§ EXERCISE INSTRUCTIONS
Write out every line of the material as it stands, apart from the pictures.
--
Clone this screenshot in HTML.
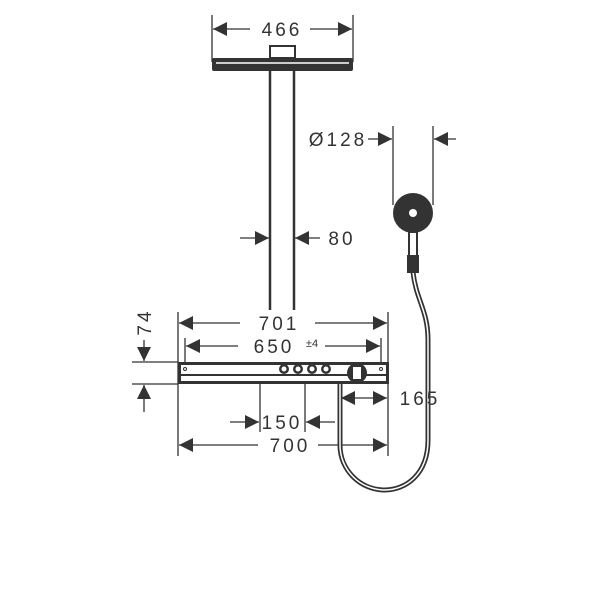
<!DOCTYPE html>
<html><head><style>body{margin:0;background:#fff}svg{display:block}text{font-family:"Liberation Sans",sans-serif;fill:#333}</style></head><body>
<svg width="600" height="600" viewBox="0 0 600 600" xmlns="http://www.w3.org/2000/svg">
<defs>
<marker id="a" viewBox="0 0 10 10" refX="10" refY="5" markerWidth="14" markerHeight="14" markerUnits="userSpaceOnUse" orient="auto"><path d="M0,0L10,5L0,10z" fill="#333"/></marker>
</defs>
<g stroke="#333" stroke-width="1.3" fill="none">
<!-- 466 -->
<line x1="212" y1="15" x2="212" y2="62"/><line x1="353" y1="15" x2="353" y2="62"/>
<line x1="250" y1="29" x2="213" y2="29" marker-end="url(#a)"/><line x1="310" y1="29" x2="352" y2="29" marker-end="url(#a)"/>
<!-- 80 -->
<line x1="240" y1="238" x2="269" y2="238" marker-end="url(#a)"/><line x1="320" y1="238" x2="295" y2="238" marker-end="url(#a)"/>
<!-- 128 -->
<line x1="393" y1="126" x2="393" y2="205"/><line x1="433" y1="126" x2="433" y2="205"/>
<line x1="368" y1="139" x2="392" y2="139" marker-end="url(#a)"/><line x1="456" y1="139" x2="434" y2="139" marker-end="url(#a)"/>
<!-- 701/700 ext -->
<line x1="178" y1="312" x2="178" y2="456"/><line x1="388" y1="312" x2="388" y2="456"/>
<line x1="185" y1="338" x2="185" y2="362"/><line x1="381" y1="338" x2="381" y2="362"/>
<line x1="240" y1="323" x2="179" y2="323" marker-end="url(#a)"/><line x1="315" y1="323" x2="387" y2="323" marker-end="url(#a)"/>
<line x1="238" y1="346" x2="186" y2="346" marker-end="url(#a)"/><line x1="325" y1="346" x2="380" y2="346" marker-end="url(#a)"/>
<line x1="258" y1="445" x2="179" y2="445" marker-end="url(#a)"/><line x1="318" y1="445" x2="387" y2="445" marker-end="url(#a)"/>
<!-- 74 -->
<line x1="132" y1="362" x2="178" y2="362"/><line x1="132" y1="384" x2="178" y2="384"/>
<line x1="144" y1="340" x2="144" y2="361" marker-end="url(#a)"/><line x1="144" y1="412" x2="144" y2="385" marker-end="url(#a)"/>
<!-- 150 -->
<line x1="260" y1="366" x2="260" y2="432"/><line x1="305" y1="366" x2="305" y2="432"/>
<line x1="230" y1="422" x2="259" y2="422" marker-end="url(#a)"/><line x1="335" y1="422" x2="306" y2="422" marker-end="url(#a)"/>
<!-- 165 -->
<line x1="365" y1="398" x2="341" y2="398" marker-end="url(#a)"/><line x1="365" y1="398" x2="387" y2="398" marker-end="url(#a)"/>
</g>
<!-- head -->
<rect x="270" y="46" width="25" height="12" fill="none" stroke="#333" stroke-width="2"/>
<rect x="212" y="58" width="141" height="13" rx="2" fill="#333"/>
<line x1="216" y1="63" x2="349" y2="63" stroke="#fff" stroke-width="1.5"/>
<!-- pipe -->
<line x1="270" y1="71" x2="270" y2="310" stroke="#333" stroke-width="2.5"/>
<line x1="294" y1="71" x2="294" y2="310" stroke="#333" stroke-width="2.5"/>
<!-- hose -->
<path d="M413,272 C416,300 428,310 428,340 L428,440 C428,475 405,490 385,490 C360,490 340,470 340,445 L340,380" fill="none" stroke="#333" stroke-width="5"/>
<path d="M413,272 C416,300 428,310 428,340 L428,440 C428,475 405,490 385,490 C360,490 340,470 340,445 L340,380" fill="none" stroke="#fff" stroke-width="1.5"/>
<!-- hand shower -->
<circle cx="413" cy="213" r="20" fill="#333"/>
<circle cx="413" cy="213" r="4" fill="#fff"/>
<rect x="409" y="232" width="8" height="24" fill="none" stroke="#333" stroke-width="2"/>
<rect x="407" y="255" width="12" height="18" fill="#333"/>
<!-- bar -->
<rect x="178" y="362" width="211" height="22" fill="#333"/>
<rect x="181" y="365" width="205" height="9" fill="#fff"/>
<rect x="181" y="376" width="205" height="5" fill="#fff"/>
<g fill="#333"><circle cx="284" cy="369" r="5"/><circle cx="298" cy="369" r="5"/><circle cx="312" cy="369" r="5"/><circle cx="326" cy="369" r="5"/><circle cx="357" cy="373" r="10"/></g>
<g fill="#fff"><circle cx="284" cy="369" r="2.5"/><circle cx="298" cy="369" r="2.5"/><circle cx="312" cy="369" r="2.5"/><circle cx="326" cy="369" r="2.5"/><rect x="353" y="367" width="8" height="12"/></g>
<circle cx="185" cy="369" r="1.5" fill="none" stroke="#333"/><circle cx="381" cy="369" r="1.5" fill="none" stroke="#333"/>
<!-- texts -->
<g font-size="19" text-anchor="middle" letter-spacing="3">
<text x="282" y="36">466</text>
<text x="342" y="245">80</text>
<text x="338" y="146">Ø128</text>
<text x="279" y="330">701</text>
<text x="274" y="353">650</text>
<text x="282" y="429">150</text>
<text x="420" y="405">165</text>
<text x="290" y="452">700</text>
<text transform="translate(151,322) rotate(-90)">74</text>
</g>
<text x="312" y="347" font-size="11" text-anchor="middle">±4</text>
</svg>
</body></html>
--
§ WRITTEN RESPONSE
Clone this screenshot in HTML.
<!DOCTYPE html>
<html><head><style>body{margin:0;background:#fff}svg{display:block}text{font-family:"Liberation Sans",sans-serif;fill:#333}</style></head><body>
<svg width="600" height="600" viewBox="0 0 600 600" xmlns="http://www.w3.org/2000/svg">
<defs>
<marker id="a" viewBox="0 0 10 10" refX="10" refY="5" markerWidth="14" markerHeight="14" markerUnits="userSpaceOnUse" orient="auto"><path d="M0,0L10,5L0,10z" fill="#333"/></marker>
</defs>
<g stroke="#333" stroke-width="1.3" fill="none">
<!-- 466 -->
<line x1="212" y1="15" x2="212" y2="62"/><line x1="353" y1="15" x2="353" y2="62"/>
<line x1="250" y1="29" x2="213" y2="29" marker-end="url(#a)"/><line x1="310" y1="29" x2="352" y2="29" marker-end="url(#a)"/>
<!-- 80 -->
<line x1="240" y1="238" x2="269" y2="238" marker-end="url(#a)"/><line x1="320" y1="238" x2="295" y2="238" marker-end="url(#a)"/>
<!-- 128 -->
<line x1="393" y1="126" x2="393" y2="205"/><line x1="433" y1="126" x2="433" y2="205"/>
<line x1="368" y1="139" x2="392" y2="139" marker-end="url(#a)"/><line x1="456" y1="139" x2="434" y2="139" marker-end="url(#a)"/>
<!-- 701/700 ext -->
<line x1="178" y1="312" x2="178" y2="456"/><line x1="388" y1="312" x2="388" y2="456"/>
<line x1="185" y1="338" x2="185" y2="362"/><line x1="381" y1="338" x2="381" y2="362"/>
<line x1="240" y1="323" x2="179" y2="323" marker-end="url(#a)"/><line x1="315" y1="323" x2="387" y2="323" marker-end="url(#a)"/>
<line x1="238" y1="346" x2="186" y2="346" marker-end="url(#a)"/><line x1="325" y1="346" x2="380" y2="346" marker-end="url(#a)"/>
<line x1="258" y1="445" x2="179" y2="445" marker-end="url(#a)"/><line x1="318" y1="445" x2="387" y2="445" marker-end="url(#a)"/>
<!-- 74 -->
<line x1="132" y1="362" x2="178" y2="362"/><line x1="132" y1="384" x2="178" y2="384"/>
<line x1="144" y1="340" x2="144" y2="361" marker-end="url(#a)"/><line x1="144" y1="412" x2="144" y2="385" marker-end="url(#a)"/>
<!-- 150 -->
<line x1="260" y1="366" x2="260" y2="432"/><line x1="305" y1="366" x2="305" y2="432"/>
<line x1="230" y1="422" x2="259" y2="422" marker-end="url(#a)"/><line x1="335" y1="422" x2="306" y2="422" marker-end="url(#a)"/>
<!-- 165 -->
<line x1="365" y1="398" x2="341" y2="398" marker-end="url(#a)"/><line x1="365" y1="398" x2="387" y2="398" marker-end="url(#a)"/>
</g>
<!-- head -->
<rect x="270" y="46" width="25" height="12" fill="none" stroke="#333" stroke-width="2"/>
<rect x="212" y="58" width="141" height="13" rx="2" fill="#333"/>
<line x1="216" y1="63" x2="349" y2="63" stroke="#fff" stroke-width="1.5"/>
<!-- pipe -->
<line x1="270" y1="71" x2="270" y2="310" stroke="#333" stroke-width="2.5"/>
<line x1="294" y1="71" x2="294" y2="310" stroke="#333" stroke-width="2.5"/>
<!-- hose -->
<path d="M413,272 C416,300 428,310 428,340 L428,440 C428,475 405,490 385,490 C360,490 340,470 340,445 L340,380" fill="none" stroke="#333" stroke-width="5"/>
<path d="M413,272 C416,300 428,310 428,340 L428,440 C428,475 405,490 385,490 C360,490 340,470 340,445 L340,380" fill="none" stroke="#fff" stroke-width="1.5"/>
<!-- hand shower -->
<circle cx="413" cy="213" r="20" fill="#333"/>
<circle cx="413" cy="213" r="4" fill="#fff"/>
<rect x="409" y="232" width="8" height="24" fill="none" stroke="#333" stroke-width="2"/>
<rect x="407" y="255" width="12" height="18" fill="#333"/>
<!-- bar -->
<rect x="178" y="362" width="211" height="22" fill="#333"/>
<rect x="181" y="365" width="205" height="9" fill="#fff"/>
<rect x="181" y="376" width="205" height="5" fill="#fff"/>
<g fill="#333"><circle cx="284" cy="369" r="5"/><circle cx="298" cy="369" r="5"/><circle cx="312" cy="369" r="5"/><circle cx="326" cy="369" r="5"/><circle cx="357" cy="373" r="10"/></g>
<g fill="#fff"><circle cx="284" cy="369" r="2.5"/><circle cx="298" cy="369" r="2.5"/><circle cx="312" cy="369" r="2.5"/><circle cx="326" cy="369" r="2.5"/><rect x="353" y="367" width="8" height="12"/></g>
<circle cx="185" cy="369" r="1.5" fill="none" stroke="#333"/><circle cx="381" cy="369" r="1.5" fill="none" stroke="#333"/>
<!-- texts -->
<g font-size="19" text-anchor="middle" letter-spacing="3">
<text x="282" y="36">466</text>
<text x="342" y="245">80</text>
<text x="338" y="146">Ø128</text>
<text x="279" y="330">701</text>
<text x="274" y="353">650</text>
<text x="282" y="429">150</text>
<text x="420" y="405">165</text>
<text x="290" y="452">700</text>
<text transform="translate(151,322) rotate(-90)">74</text>
</g>
<text x="312" y="347" font-size="11" text-anchor="middle">±4</text>
</svg>
</body></html>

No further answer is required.